Your vendor selection for technology partners determines program success. At iDream Education, we’ve built the capability over the years to work with multiple NGO partners and bring them together on a unified platform—providing the infrastructure for coordination through smart classrooms, digital libraries, personalised LMS, and integrated reporting frameworks.

For instance, through the Bharat EdTech Initiative, we collaborated with a consulting company and an NGO that acted as the implementation agency. Together, we designed and implemented a unified program where we provided the technology platform while the NGO used it to drive their on-ground program. All the data from different implementation points seamlessly synced to a single dashboard, giving all stakeholders real-time visibility into program outcomes.

When you select the right technology implementation partner, data flow becomes seamless. Each NGO accesses what it needs while contributing to your larger ecosystem.
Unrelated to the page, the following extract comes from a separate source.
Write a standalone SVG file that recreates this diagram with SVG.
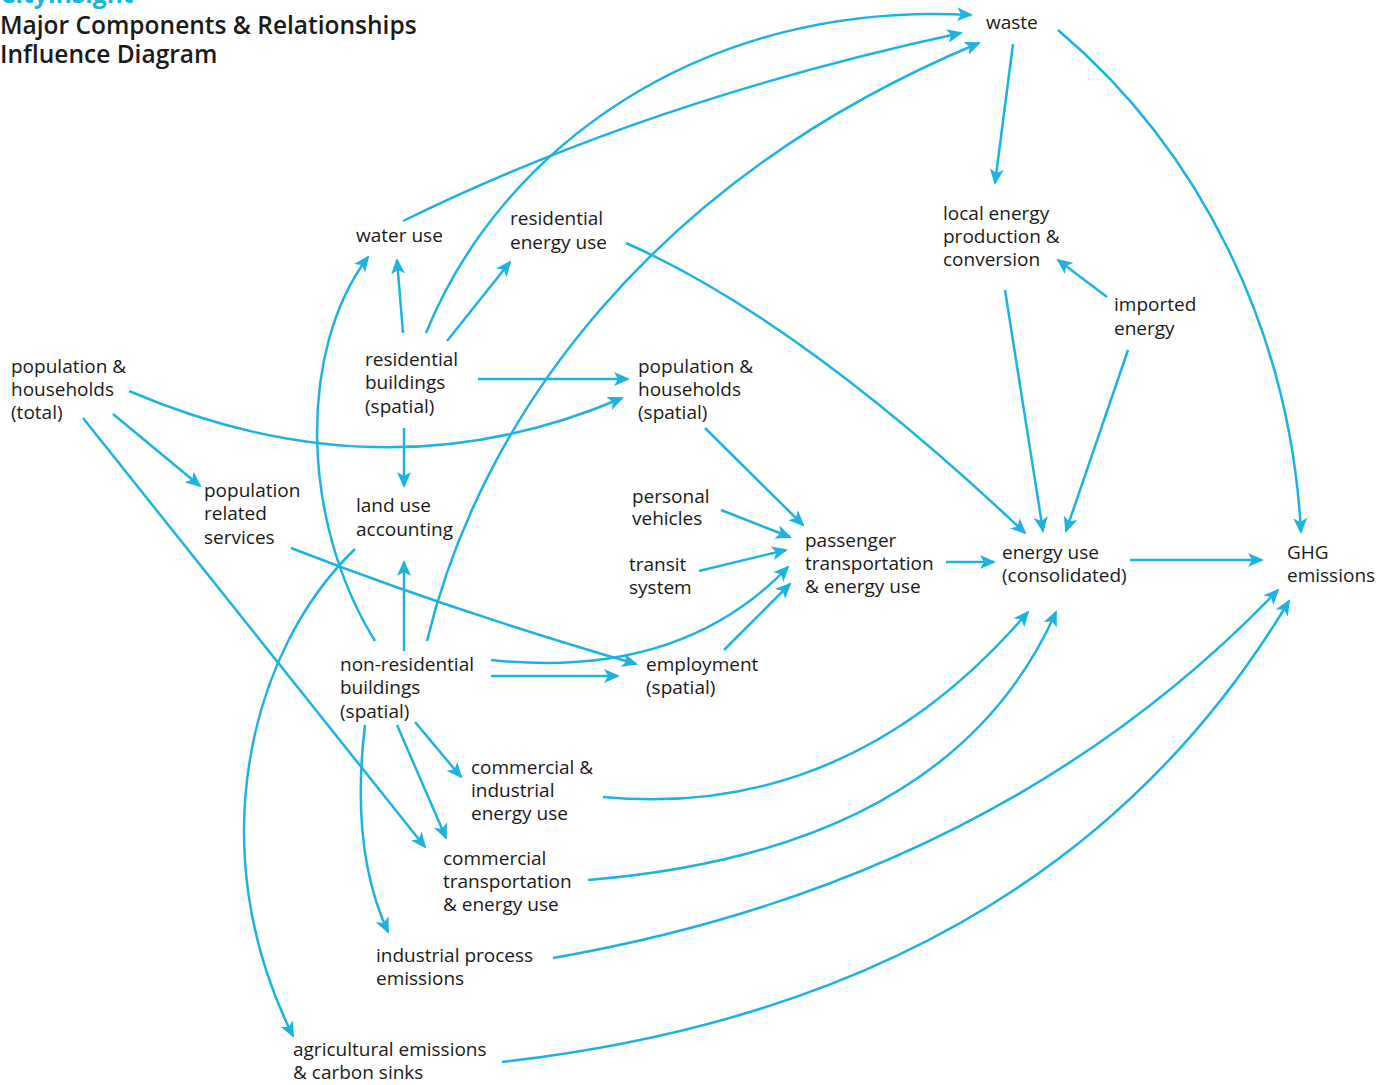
<svg xmlns="http://www.w3.org/2000/svg" width="1392" height="1085" viewBox="0 0 1392 1085">
<defs>
<style>
text{font-family:"Open Sans","Noto Sans","Liberation Sans",sans-serif;font-size:19px;fill:#1a1a1a}
.t{font-size:24.5px;font-weight:600}
.b{fill:#1cb3e3;font-weight:700}
.e path{fill:none;stroke:#1cb3e3;stroke-width:2.5;marker-end:url(#ah)}
</style>
<marker id="ah" markerUnits="userSpaceOnUse" markerWidth="16" markerHeight="14" refX="14" refY="7" orient="auto" viewBox="0 0 16 14">
<path d="M0,0 L16,7 L0,14 L4,7 z" fill="#1cb3e3"/>
</marker>
</defs>
<rect width="1392" height="1085" fill="#fff"/>
<g id="title">
<text class="t b" x="0" y="3">CityInSight</text>
<text class="t" x="0" y="34">Major Components &amp; Relationships</text>
<text class="t" x="0" y="63">Influence Diagram</text>
</g>
<g class="e" id="connectors">
<path d="M403,221 Q650,100 961,33"/>
<path d="M426,333 C500,150 700,0 971,15"/>
<path d="M427,641 C480,420 650,180 979,43"/>
<path d="M1013,44 L995,183"/>
<path d="M1058,30 C1200,150 1290,330 1301,532"/>
<path d="M1005,290 L1043,531"/>
<path d="M1107,297 L1058,260"/>
<path d="M1128,350 L1066,531"/>
<path d="M626,243 Q800,320 1025,533"/>
<path d="M403,333 L397,260"/>
<path d="M447,341 L510,262"/>
<path d="M478,379 L628,379"/>
<path d="M404,428 L404,486"/>
<path d="M129,391 Q384,500 622,398"/>
<path d="M113,414 L200,486"/>
<path d="M83,418 L425,847"/>
<path d="M291,548 Q450,610 636,664"/>
<path d="M375,641 C300,520 298,350 368,257"/>
<path d="M404,651 L404,562"/>
<path d="M491,660 Q680,680 788,567"/>
<path d="M491,676 L618,676"/>
<path d="M724,650 L790,584"/>
<path d="M705,428 L803,525"/>
<path d="M721,510 L790,537"/>
<path d="M699,571 L786,550"/>
<path d="M946,562 L994,562"/>
<path d="M1130,560 L1262,560"/>
<path d="M415,722 L461,777"/>
<path d="M397,725 L446,838"/>
<path d="M365,725 Q350,850 388,932"/>
<path d="M355,549 C250,650 200,850 293,1036"/>
<path d="M603,797 Q850,820 1028,612"/>
<path d="M588,880 Q950,850 1056,612"/>
<path d="M553,958 Q1000,880 1278,590"/>
<path d="M502,1062 Q1050,1000 1289,601"/>
</g>
<g id="waste"><text x="986" y="29">waste</text></g>
<g id="local-energy"><text x="943" y="220">local energy</text><text x="943" y="243">production &amp;</text><text x="943" y="266">conversion</text></g>
<g id="imported-energy"><text x="1114" y="311">imported</text><text x="1114" y="335">energy</text></g>
<g id="water-use"><text x="356" y="242">water use</text></g>
<g id="residential-energy"><text x="510" y="225">residential</text><text x="510" y="249">energy use</text></g>
<g id="pop-total"><text x="11" y="373">population &amp;</text><text x="11" y="396">households</text><text x="11" y="419">(total)</text></g>
<g id="res-buildings"><text x="365" y="366">residential</text><text x="365" y="389">buildings</text><text x="365" y="413">(spatial)</text></g>
<g id="pop-spatial"><text x="638" y="373">population &amp;</text><text x="638" y="396">households</text><text x="638" y="419">(spatial)</text></g>
<g id="pop-services"><text x="204" y="497">population</text><text x="204" y="520">related</text><text x="204" y="544">services</text></g>
<g id="land-use"><text x="356" y="512">land use</text><text x="356" y="536">accounting</text></g>
<g id="personal-vehicles"><text x="632" y="503">personal</text><text x="632" y="525">vehicles</text></g>
<g id="transit"><text x="629" y="571">transit</text><text x="629" y="594">system</text></g>
<g id="passenger"><text x="805" y="547">passenger</text><text x="805" y="570">transportation</text><text x="805" y="593">&amp; energy use</text></g>
<g id="energy-use"><text x="1002" y="559">energy use</text><text x="1002" y="582">(consolidated)</text></g>
<g id="ghg"><text x="1287" y="559">GHG</text><text x="1287" y="582">emissions</text></g>
<g id="nonres-buildings"><text x="340" y="671">non-residential</text><text x="340" y="694">buildings</text><text x="340" y="718">(spatial)</text></g>
<g id="employment"><text x="646" y="671">employment</text><text x="646" y="694">(spatial)</text></g>
<g id="comm-ind-energy"><text x="471" y="774">commercial &amp;</text><text x="471" y="797">industrial</text><text x="471" y="820">energy use</text></g>
<g id="comm-transport"><text x="443" y="865">commercial</text><text x="443" y="888">transportation</text><text x="443" y="911">&amp; energy use</text></g>
<g id="industrial-process"><text x="376" y="962">industrial process</text><text x="376" y="985">emissions</text></g>
<g id="agricultural"><text x="293" y="1056">agricultural emissions</text><text x="293" y="1079">&amp; carbon sinks</text></g>
</svg>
Your consolidated reporting happens automatically, not through manual data collection from multiple sources.

Government bodies respond when CSR leaders push for systemic change. District education officers can designate cluster coordinators who work with your multiple NGO partners simultaneously. Your advocacy, backed by CSR investment, creates enabling conditions for coordination.

The sector for educational NGO in India has talent, commitment, and ground-level understanding. What it needs is a structure driven by strategic CSR funding decisions. Your investment can pool these strengths and deliver the integrated support that underprivileged schools need and that your board expects to see.